Well Summer had her 4 month check up today. Last Tuesday I weighed her on the bathroom scale and she was 15 1/2 pounds, and in fact she was today at the hospital! I also measured her with a tape at home and figured she was 26 inches and she was! I am glad to know my measurements are the same as the hospital. Her weight and height are well above average, and her head circumference is also right on with all her other measurements. She is also not too fat, her chunky thighs are normal.
I had to fill out a 4 months evaluation, and Summer seems to be doing exactly what she should. She could be rolling more, but I wonder if she isn't because we don't put her down enough. She has rolled from back to front, but rarely, so maybe I will work with her some more and let her lay on her own longer.
The doctor also said she needs to move to her crib soon and get out of the co-sleeper. I really don't even want to think about her going into her own room, upstairs, all alone. We have the baby monitor, and it works great, it has the monitor, but I love having her sleep at the end of our bed. I guess it has to be done, but I do not have to like it!
I asked about food and the doctor said to wait as long as I could, and agreed it was better to wait until 6 months because of the allergies and weight issues. I am glad the doctor agreed because it is hard to wait, I can't wait to give Summer food.
I also asked about shots, and all the concern over autism, and the doctor said there is no proof about vaccines being linked to autism, and even said there was something that recently happened in the courts that proved there wasn't, so I felt better about getting her shots, until she got them...

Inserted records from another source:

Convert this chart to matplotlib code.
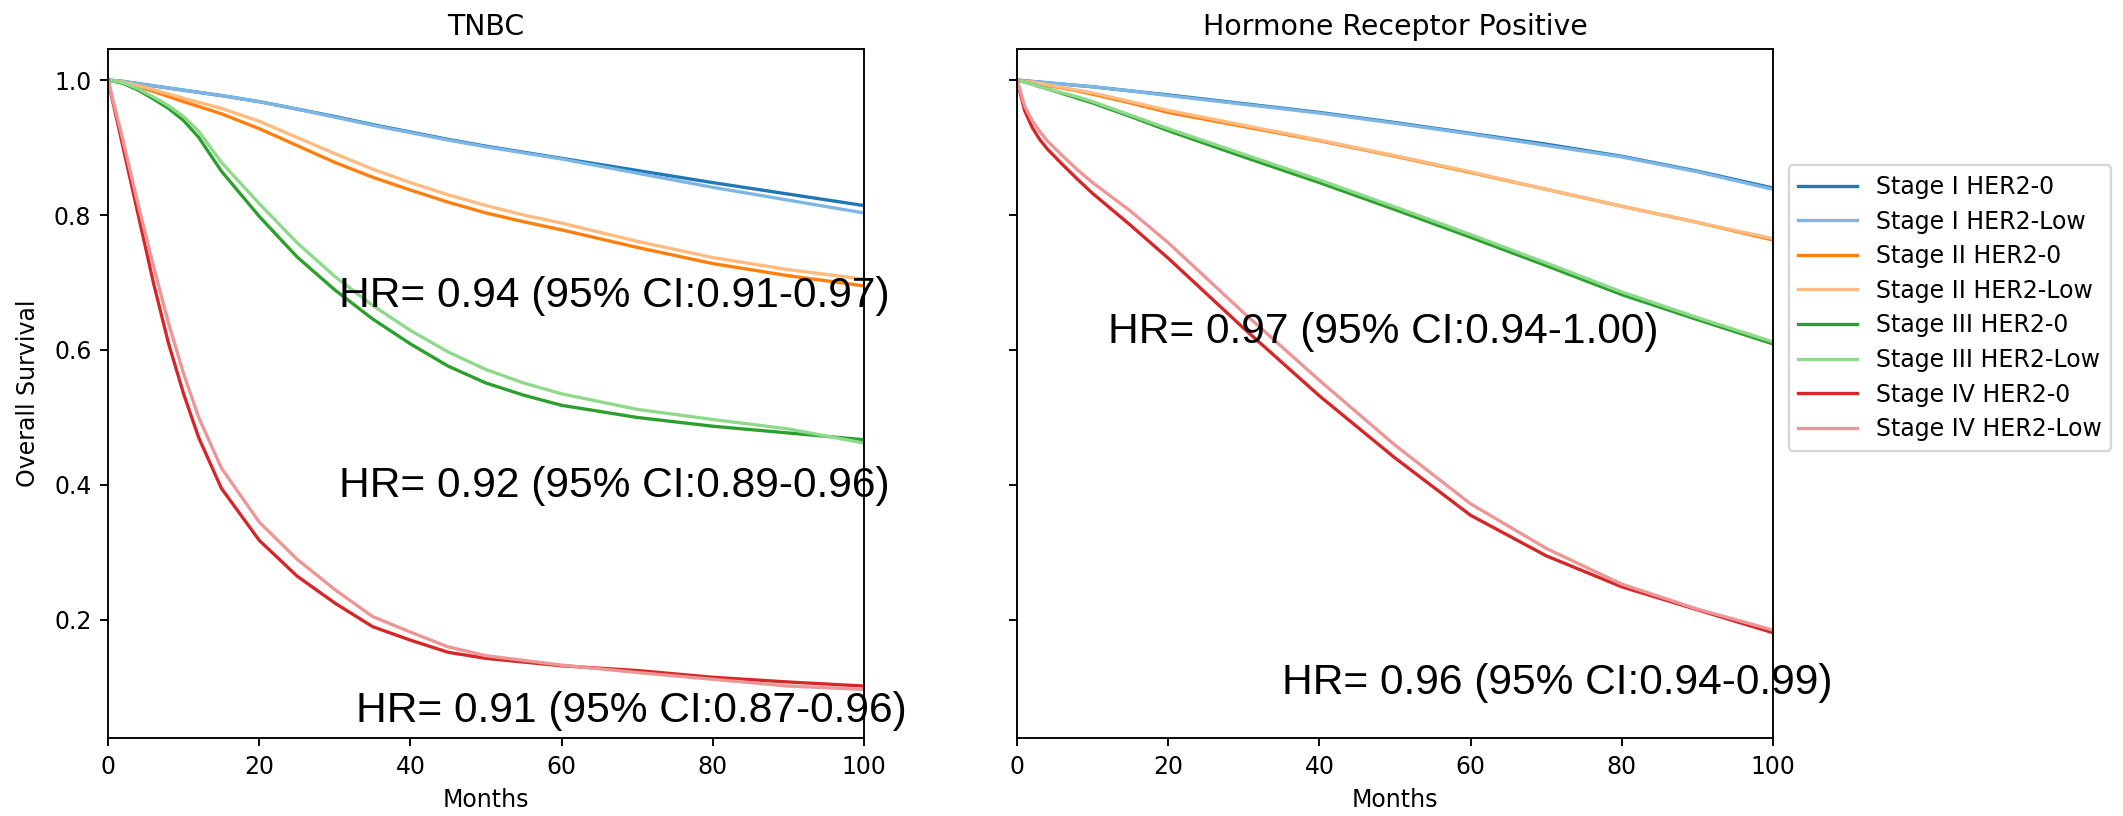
import matplotlib
matplotlib.use("Agg")
import matplotlib.pyplot as plt
from matplotlib import font_manager as fm

# ---------------- data ----------------
labels = ["Stage I HER2-0", "Stage I HER2-Low", "Stage II HER2-0", "Stage II HER2-Low",
          "Stage III HER2-0", "Stage III HER2-Low", "Stage IV HER2-0", "Stage IV HER2-Low"]
colors = ["#1f77b4", "#7db6e4", "#ff7f0e", "#ffbb80",
          "#2ca02c", "#8fd98c", "#d62728", "#ec9697"]

# TNBC panel
months_tnbc = [0, 2, 5, 10, 15, 20, 25, 30, 35, 40, 45, 50, 55, 60, 70, 80, 90, 100]
tnbc_s1_h0 = [1.0, 0.998, 0.993, 0.985, 0.977, 0.968, 0.957, 0.946, 0.934, 0.923, 0.912, 0.902, 0.893, 0.884, 0.866, 0.848, 0.831, 0.814]
tnbc_s1_lo = [1.0, 0.998, 0.993, 0.985, 0.977, 0.968, 0.957, 0.945, 0.933, 0.922, 0.911, 0.901, 0.892, 0.883, 0.862, 0.841, 0.822, 0.803]
tnbc_s2_h0 = [1.0, 0.996, 0.987, 0.968, 0.950, 0.928, 0.903, 0.878, 0.856, 0.837, 0.819, 0.803, 0.790, 0.778, 0.752, 0.728, 0.710, 0.695]
tnbc_s2_lo = [1.0, 0.997, 0.989, 0.973, 0.958, 0.939, 0.915, 0.891, 0.868, 0.848, 0.830, 0.814, 0.800, 0.788, 0.761, 0.737, 0.719, 0.705]

months_tnbc3 = [0, 2, 4, 6, 8, 10, 12, 15, 20, 25, 30, 35, 40, 45, 50, 55, 60, 70, 80, 90, 100]
tnbc_s3_h0 = [1.0, 0.995, 0.985, 0.972, 0.958, 0.940, 0.915, 0.865, 0.798, 0.738, 0.689, 0.646, 0.609, 0.576, 0.551, 0.533, 0.518, 0.500, 0.487, 0.477, 0.467]
tnbc_s3_lo = [1.0, 0.996, 0.987, 0.975, 0.962, 0.946, 0.924, 0.878, 0.817, 0.759, 0.709, 0.666, 0.629, 0.597, 0.571, 0.551, 0.535, 0.512, 0.497, 0.483, 0.462]

months_tnbc4 = [0, 2, 4, 6, 8, 10, 12, 15, 20, 25, 30, 35, 40, 45, 50, 60, 70, 80, 90, 100]
tnbc_s4_h0 = [1.0, 0.90, 0.80, 0.70, 0.61, 0.535, 0.47, 0.395, 0.318, 0.265, 0.225, 0.190, 0.170, 0.152, 0.143, 0.132, 0.125, 0.115, 0.108, 0.102]
tnbc_s4_lo = [1.0, 0.91, 0.815, 0.725, 0.64, 0.565, 0.50, 0.425, 0.345, 0.290, 0.245, 0.205, 0.182, 0.160, 0.147, 0.133, 0.122, 0.112, 0.102, 0.097]

# Hormone receptor positive panel
months_hr = [0, 1, 2, 3, 4, 6, 8, 10, 15, 20, 30, 40, 50, 60, 70, 80, 90, 100]
hr_s1_h0 = [1.0, 0.999, 0.998, 0.997, 0.996, 0.994, 0.992, 0.990, 0.984, 0.978, 0.965, 0.952, 0.937, 0.921, 0.905, 0.887, 0.865, 0.840]
hr_s1_lo = [1.0, 0.999, 0.998, 0.997, 0.996, 0.994, 0.992, 0.990, 0.984, 0.977, 0.964, 0.951, 0.936, 0.920, 0.903, 0.886, 0.864, 0.838]
hr_s2_h0 = [1.0, 0.998, 0.996, 0.994, 0.992, 0.988, 0.984, 0.979, 0.966, 0.952, 0.931, 0.910, 0.887, 0.863, 0.838, 0.813, 0.789, 0.763]
hr_s2_lo = [1.0, 0.998, 0.997, 0.995, 0.993, 0.989, 0.985, 0.981, 0.968, 0.955, 0.933, 0.911, 0.888, 0.864, 0.838, 0.813, 0.789, 0.765]
hr_s3_h0 = [1.0, 0.997, 0.994, 0.990, 0.987, 0.980, 0.973, 0.966, 0.946, 0.925, 0.886, 0.848, 0.808, 0.767, 0.725, 0.682, 0.645, 0.609]
hr_s3_lo = [1.0, 0.997, 0.994, 0.990, 0.987, 0.981, 0.975, 0.968, 0.948, 0.928, 0.890, 0.852, 0.812, 0.771, 0.729, 0.686, 0.648, 0.612]
hr_s4_h0 = [1.0, 0.955, 0.930, 0.912, 0.898, 0.875, 0.853, 0.832, 0.785, 0.736, 0.632, 0.532, 0.440, 0.355, 0.295, 0.249, 0.215, 0.181]
hr_s4_lo = [1.0, 0.962, 0.940, 0.924, 0.910, 0.888, 0.867, 0.848, 0.806, 0.759, 0.655, 0.555, 0.459, 0.372, 0.306, 0.253, 0.216, 0.185]

tnbc_series = [(months_tnbc, tnbc_s1_h0), (months_tnbc, tnbc_s1_lo),
               (months_tnbc, tnbc_s2_h0), (months_tnbc, tnbc_s2_lo),
               (months_tnbc3, tnbc_s3_h0), (months_tnbc3, tnbc_s3_lo),
               (months_tnbc4, tnbc_s4_h0), (months_tnbc4, tnbc_s4_lo)]
hr_series = [(months_hr, hr_s1_h0), (months_hr, hr_s1_lo),
             (months_hr, hr_s2_h0), (months_hr, hr_s2_lo),
             (months_hr, hr_s3_h0), (months_hr, hr_s3_lo),
             (months_hr, hr_s4_h0), (months_hr, hr_s4_lo)]

tnbc_hr_texts = ["HR= 0.94 (95% CI:0.91-0.97)", "HR= 0.92 (95% CI:0.89-0.96)", "HR= 0.91 (95% CI:0.87-0.96)"]
tnbc_hr_pos = [(30.5, 0.663), (30.5, 0.382), (32.8, 0.049)]
hrpos_hr_texts = ["HR= 0.97 (95% CI:0.94-1.00)", "HR= 0.96 (95% CI:0.94-0.99)"]
hrpos_hr_pos = [(12.0, 0.610), (35.0, 0.09)]

titles = ["TNBC", "Hormone Receptor Positive"]

# ---------------- fonts ----------------
names = {f.name for f in fm.fontManager.ttflist}
if "Liberation Sans Narrow" in names:
    hr_family, hr_size = ["Liberation Sans Narrow", "Liberation Sans"], 21.0
else:
    hr_family, hr_size = ["Liberation Sans", "DejaVu Sans"], 18.0

# ---------------- figure ----------------
DPI = 170
fig = plt.figure(figsize=(2123 / DPI, 816 / DPI), dpi=DPI)
ax1 = fig.add_axes([108 / 2123, 1 - 738 / 816, 756 / 2123, 689 / 816])
ax2 = fig.add_axes([1017 / 2123, 1 - 738 / 816, 756 / 2123, 689 / 816], sharey=ax1)

for ax, series, title in [(ax1, tnbc_series, titles[0]), (ax2, hr_series, titles[1])]:
    for (m, s), lab, c in zip(series, labels, colors):
        ax.plot(m, s, color=c, lw=1.4, label=lab)
    ax.set_xlim(0, 100)
    ax.set_title(title)
    ax.set_xlabel("Months")

ax1.set_ylim(0.025, 1.046)
ax1.set_yticks([0.2, 0.4, 0.6, 0.8, 1.0])
ax1.set_ylabel("Overall Survival", labelpad=6)
ax2.tick_params(labelleft=False)

for (x, y), t in zip(tnbc_hr_pos, tnbc_hr_texts):
    ax1.text(x, y, t, family=hr_family, fontsize=hr_size, va="baseline", ha="left")
for (x, y), t in zip(hrpos_hr_pos, hrpos_hr_texts):
    ax2.text(x, y, t, family=hr_family, fontsize=hr_size, va="baseline", ha="left")

ax2.legend(loc="center left", bbox_to_anchor=(1.005, 0.624), handlelength=2.5,
           labelspacing=0.45)

fig.savefig("out.png", dpi=DPI)
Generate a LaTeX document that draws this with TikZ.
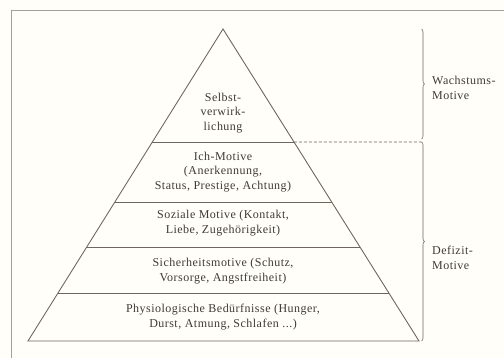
\documentclass[tikz,border=0pt]{standalone}
\usepackage{fontspec}
\setmainfont{Liberation Serif}[LetterSpace=4]
\usetikzlibrary{calc,decorations.pathreplacing}
\definecolor{paper}{HTML}{FFFEF8}
\definecolor{lin}{HTML}{6E665E}
\definecolor{frm}{HTML}{A0A09C}
\definecolor{txt}{HTML}{3F3A36}
\tikzset{
  layerline/.style={draw=lin, line width=0.9pt},
  lbl/.style={text=txt, align=center, font=\fontsize{12}{14.5}\selectfont, inner sep=0pt},
  sidelbl/.style={text=txt, align=left, anchor=west, font=\fontsize{12}{14.5}\selectfont, inner sep=0pt},
  bracestyle/.style={draw=lin, line width=0.6pt, decorate, decoration={brace, amplitude=3pt}}
}
\begin{document}
\begin{tikzpicture}[x=1pt,y=-1pt]
\fill[paper] (0,0) rectangle (504,358);
\useasboundingbox (0,0) rectangle (504,358);
% frame (cropped)
\draw[frm, line width=0.9pt] (11,358) -- (11,10) -- (504,10);
% pyramid
\coordinate (apex) at (223,29);
\coordinate (bl) at (28,341);
\coordinate (br) at (419,341);
\draw[layerline, line join=miter] (bl) -- (apex) -- (br) -- cycle;
\foreach \t/\n in {0.3622/a,0.5545/b,0.6987/c,0.8462/d}{
  \coordinate (l\n) at ($(apex)!\t!(bl)$);
  \coordinate (r\n) at ($(apex)!\t!(br)$);
  \draw[layerline] (l\n) -- (r\n);
}
% dashed line and braces
\coordinate (dend) at (421.5,142);
\coordinate (btop) at (421.5,29);
\coordinate (bmid) at (421.5,139);
\coordinate (bbot) at (421.5,341);
\draw[draw=lin, line width=0.6pt, dash pattern=on 3pt off 2pt] (ra) -- (dend);
\draw[bracestyle] (btop) -- (bmid);
\draw[bracestyle] (dend) -- (bbot);
% texts
\node[lbl] (t1) at (223,113) {Selbst-\\verwirk-\\lichung};
\node[lbl] (t2) at (223,172) {Ich-Motive\\(Anerkennung,\\Status, Prestige, Achtung)};
\node[lbl] (t3) at (223,223) {Soziale Motive (Kontakt,\\Liebe, Zugehörigkeit)};
\node[lbl] (t4) at (223,271) {Sicherheitsmotive (Schutz,\\Vorsorge, Angstfreiheit)};
\node[lbl] (t5) at (223,317) {Physiologische Bedürfnisse (Hunger,\\Durst, Atmung, Schlafen ...)};
\node[sidelbl] (w) at (432,88) {Wachstums-\\Motive};
\node[sidelbl] (d) at (432,258) {Defizit-\\Motive};
\end{tikzpicture}
\end{document}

I really tried not to cry, I told myself I could do it, shots are necessary and do not really hurt, but as soon as I heard my baby cry (I had my face up to hers telling her to please not cry) I started crying myself. The three shots were so quick, but I couldn't see if they were done to know when I could comfort her because my eyes were blurry. She really calmed down quickly, and I stopped crying right after. Poor baby, that kills me.
Next appointment is in two months, hopefully I will be recovered by then.